*PROBLEM REQUIREMENTS:*
From the entries below, reproduce exactly the lines from the one with "Recreate this image as a component" through the one with "import * as", both included, without images.

*SUPPLIED DATA:*
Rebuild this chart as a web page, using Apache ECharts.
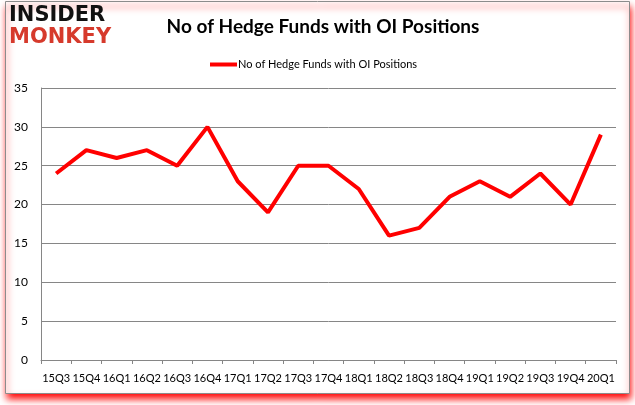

...

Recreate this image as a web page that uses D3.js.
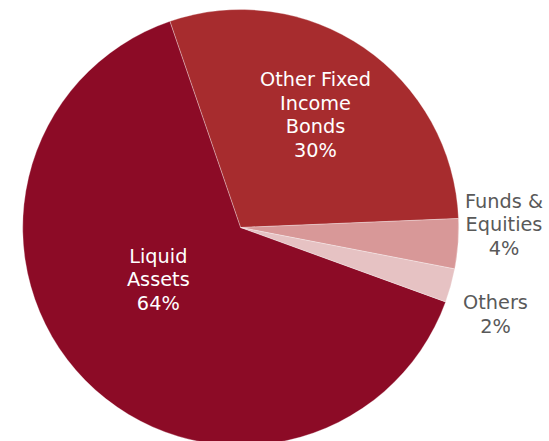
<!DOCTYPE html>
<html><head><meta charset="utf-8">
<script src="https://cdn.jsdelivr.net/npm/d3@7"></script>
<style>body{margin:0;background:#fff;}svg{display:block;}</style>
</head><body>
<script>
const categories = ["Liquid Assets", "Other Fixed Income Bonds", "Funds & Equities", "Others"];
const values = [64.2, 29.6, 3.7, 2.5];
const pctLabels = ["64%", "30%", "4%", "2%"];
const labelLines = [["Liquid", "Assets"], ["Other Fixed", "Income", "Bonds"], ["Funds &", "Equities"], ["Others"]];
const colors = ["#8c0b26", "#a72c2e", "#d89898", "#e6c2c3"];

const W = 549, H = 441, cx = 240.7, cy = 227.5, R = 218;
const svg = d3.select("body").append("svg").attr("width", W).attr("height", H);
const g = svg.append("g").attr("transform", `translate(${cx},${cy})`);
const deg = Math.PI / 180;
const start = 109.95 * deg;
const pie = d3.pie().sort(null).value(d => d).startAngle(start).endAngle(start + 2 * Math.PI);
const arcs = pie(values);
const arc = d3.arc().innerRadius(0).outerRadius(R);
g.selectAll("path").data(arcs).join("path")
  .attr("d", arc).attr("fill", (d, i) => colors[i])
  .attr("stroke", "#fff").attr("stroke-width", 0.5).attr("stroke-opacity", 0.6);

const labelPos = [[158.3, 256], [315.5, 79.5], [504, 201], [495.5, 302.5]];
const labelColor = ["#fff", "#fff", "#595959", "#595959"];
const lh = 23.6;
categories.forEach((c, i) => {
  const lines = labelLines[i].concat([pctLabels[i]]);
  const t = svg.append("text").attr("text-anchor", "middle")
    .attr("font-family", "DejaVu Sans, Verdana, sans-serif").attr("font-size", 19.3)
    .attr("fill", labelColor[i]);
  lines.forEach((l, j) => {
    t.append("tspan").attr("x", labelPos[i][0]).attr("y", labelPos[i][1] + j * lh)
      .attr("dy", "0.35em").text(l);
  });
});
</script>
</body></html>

* * *

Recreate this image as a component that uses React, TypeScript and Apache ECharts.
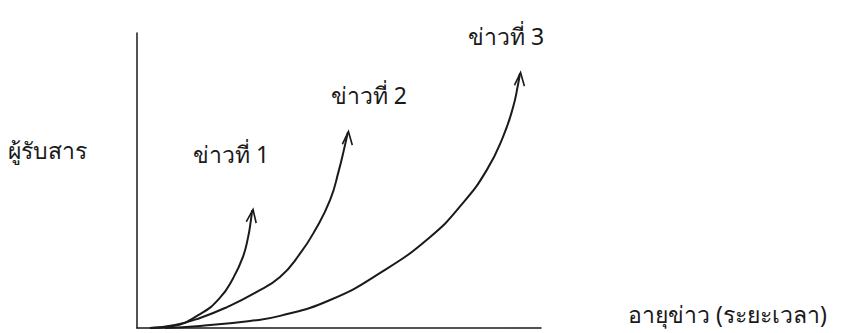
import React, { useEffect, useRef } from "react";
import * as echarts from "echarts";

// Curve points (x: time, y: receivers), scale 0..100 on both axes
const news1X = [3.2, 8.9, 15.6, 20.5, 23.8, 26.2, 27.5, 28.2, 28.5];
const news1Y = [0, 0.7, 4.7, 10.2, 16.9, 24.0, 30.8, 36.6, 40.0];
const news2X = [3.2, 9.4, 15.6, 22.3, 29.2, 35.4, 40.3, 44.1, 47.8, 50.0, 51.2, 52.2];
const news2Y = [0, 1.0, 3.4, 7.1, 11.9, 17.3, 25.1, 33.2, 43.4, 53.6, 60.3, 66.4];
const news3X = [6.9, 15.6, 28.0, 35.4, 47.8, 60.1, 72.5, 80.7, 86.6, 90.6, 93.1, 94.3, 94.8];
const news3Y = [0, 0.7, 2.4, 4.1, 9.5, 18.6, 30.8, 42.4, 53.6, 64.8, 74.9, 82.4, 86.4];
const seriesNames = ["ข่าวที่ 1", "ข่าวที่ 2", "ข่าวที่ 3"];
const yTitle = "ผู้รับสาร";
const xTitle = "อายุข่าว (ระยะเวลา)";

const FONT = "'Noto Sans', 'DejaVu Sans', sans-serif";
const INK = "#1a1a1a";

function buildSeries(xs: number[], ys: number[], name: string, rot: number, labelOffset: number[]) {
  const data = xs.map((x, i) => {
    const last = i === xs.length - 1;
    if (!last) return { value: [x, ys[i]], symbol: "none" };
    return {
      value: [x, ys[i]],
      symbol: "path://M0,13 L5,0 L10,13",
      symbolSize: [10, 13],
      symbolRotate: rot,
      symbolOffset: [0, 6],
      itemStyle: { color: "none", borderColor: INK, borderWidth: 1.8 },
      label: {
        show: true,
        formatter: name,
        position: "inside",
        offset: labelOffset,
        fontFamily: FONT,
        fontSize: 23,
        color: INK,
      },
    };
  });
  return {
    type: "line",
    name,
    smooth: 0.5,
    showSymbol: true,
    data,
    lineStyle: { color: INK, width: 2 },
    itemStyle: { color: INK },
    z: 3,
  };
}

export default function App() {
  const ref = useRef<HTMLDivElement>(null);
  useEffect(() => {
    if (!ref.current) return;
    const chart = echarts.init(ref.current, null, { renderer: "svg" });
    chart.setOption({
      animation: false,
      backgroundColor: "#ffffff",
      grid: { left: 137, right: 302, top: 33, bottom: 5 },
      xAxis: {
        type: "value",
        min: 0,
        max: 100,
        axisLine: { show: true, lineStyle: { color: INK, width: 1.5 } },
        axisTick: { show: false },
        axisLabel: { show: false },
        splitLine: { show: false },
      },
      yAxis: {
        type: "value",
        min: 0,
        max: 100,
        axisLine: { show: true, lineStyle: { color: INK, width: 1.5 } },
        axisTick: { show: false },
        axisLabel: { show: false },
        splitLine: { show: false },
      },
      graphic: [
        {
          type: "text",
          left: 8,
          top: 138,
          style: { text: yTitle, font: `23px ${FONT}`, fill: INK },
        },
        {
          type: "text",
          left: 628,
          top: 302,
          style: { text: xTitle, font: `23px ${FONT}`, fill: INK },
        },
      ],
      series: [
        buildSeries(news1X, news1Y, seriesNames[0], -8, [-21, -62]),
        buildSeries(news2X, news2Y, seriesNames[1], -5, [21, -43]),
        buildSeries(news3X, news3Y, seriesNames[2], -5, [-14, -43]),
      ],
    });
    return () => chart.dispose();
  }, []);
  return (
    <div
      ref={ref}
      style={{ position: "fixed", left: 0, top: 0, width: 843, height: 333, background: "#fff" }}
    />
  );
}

*EXERCISE RESULT:*
Recreate this image as a component that uses React, TypeScript and Apache ECharts.
import React, { useEffect, useRef } from "react";
import * as echarts from "echarts";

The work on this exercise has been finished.